As we covered briefly in class, the WWE-produced documentary on the AWA brings with it some interpretive issues, further complicating the already complex machinations of "authorship" in wrestling itself. I actually found the documentary fairly straightforward toward the beginning--leaning on the side of idol worship when describing Gagne, perhaps, but otherwise kind of what I expected.
Things got a little confusing when it got to the beginning of the end, most notably with Hulk Hogan. That Verne and the other commentators, including his son and Hulk himself, had radically different interpretations of Hogan's early career and abilities as a wrestler/performer is to be expected, since the industry and fans seem to be have a highly conflicted opinion of him. More problematic was Hulk's departure, and the beginning of the exodus to WWF.
McMahon, of course, came off as a bit of a prick. But that's to be expected, given his character in the WWE narrative, isn't it? I was far more alarmed at the fact that his explanations were pretty convincing, in that destroying a popular wrestling club is hardly the worst offense that can be levelled against the kind of bare-knuckle capitalism that's been the hallmark of pro wrestling since its carnie days. He seemed strangely out of character, really, although I wonder if it's just because I'm not as familiar with the character as most of you.
I was a bit confused by how the wrestlers managed to leave without fulfulling their contractual obligations without getting sued into oblivion--from what I hear, most of the entertainment industry puts its hungrier workers into pretty iron-clad contracts with enormous penalties for such things. Was there a loophole that once the TV promos had been shot, the contract was technically fulfilled? It doesn't seem like even McMahon could throw enough money to staunch a flood of lawsuits.

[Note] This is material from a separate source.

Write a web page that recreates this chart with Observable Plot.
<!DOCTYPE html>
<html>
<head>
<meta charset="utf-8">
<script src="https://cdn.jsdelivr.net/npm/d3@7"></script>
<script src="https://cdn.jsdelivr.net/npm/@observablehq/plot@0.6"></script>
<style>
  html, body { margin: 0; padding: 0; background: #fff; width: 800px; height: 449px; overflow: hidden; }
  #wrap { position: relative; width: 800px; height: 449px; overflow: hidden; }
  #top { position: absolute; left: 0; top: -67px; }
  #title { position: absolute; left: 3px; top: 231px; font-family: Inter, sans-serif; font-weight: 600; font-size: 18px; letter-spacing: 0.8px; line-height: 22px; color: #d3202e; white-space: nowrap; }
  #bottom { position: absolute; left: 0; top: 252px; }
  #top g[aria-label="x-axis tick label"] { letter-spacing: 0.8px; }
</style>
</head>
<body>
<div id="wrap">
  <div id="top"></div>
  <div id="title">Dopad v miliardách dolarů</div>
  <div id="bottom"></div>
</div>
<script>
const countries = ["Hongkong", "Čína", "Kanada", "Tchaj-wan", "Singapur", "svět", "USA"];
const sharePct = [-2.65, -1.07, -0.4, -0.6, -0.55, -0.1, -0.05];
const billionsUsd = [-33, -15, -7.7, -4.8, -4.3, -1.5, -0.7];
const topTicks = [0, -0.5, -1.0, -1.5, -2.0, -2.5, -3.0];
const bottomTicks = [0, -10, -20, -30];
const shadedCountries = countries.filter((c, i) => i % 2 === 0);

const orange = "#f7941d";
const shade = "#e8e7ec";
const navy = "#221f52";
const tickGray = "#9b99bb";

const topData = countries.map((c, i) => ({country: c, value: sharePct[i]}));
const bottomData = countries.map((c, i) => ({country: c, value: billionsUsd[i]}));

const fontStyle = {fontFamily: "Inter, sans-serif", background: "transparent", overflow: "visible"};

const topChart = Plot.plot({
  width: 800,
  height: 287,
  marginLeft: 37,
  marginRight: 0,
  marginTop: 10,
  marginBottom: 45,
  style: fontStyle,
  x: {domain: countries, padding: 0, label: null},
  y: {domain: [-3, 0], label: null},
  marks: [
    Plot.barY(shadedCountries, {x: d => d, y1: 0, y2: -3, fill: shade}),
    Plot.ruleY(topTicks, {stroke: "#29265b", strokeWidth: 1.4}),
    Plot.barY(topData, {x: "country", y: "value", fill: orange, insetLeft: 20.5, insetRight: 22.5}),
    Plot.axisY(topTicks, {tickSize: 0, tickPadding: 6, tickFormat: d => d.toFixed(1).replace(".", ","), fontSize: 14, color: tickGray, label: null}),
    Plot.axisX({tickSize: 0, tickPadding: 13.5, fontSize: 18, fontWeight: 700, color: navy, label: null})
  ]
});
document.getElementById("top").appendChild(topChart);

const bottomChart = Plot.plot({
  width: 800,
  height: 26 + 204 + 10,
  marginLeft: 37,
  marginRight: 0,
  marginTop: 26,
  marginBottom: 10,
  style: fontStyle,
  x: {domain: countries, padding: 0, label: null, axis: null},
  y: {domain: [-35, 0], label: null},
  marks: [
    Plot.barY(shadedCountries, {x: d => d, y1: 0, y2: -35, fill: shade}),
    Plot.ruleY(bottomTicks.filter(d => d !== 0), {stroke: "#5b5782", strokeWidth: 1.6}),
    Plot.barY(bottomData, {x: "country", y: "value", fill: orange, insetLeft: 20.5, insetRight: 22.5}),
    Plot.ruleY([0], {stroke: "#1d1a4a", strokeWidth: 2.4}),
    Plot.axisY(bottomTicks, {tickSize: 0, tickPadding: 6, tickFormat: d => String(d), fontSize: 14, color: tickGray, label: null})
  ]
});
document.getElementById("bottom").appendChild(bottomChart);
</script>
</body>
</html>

At any rate, the end was the strangest for me, as various commentators eulogized the AWA, organized by the filmmakers into a central narrative that Gagne was progressive for his era but not progressive enough for the rise of cable. Underlying this assertion is a claim that the WWE's actions were both just and inevitable, which makes me wonder if McMahon expects the WWE to be on top forever, or if someday he'll sell his tape library so someone can make documentaries about how HE deserved to lose it all.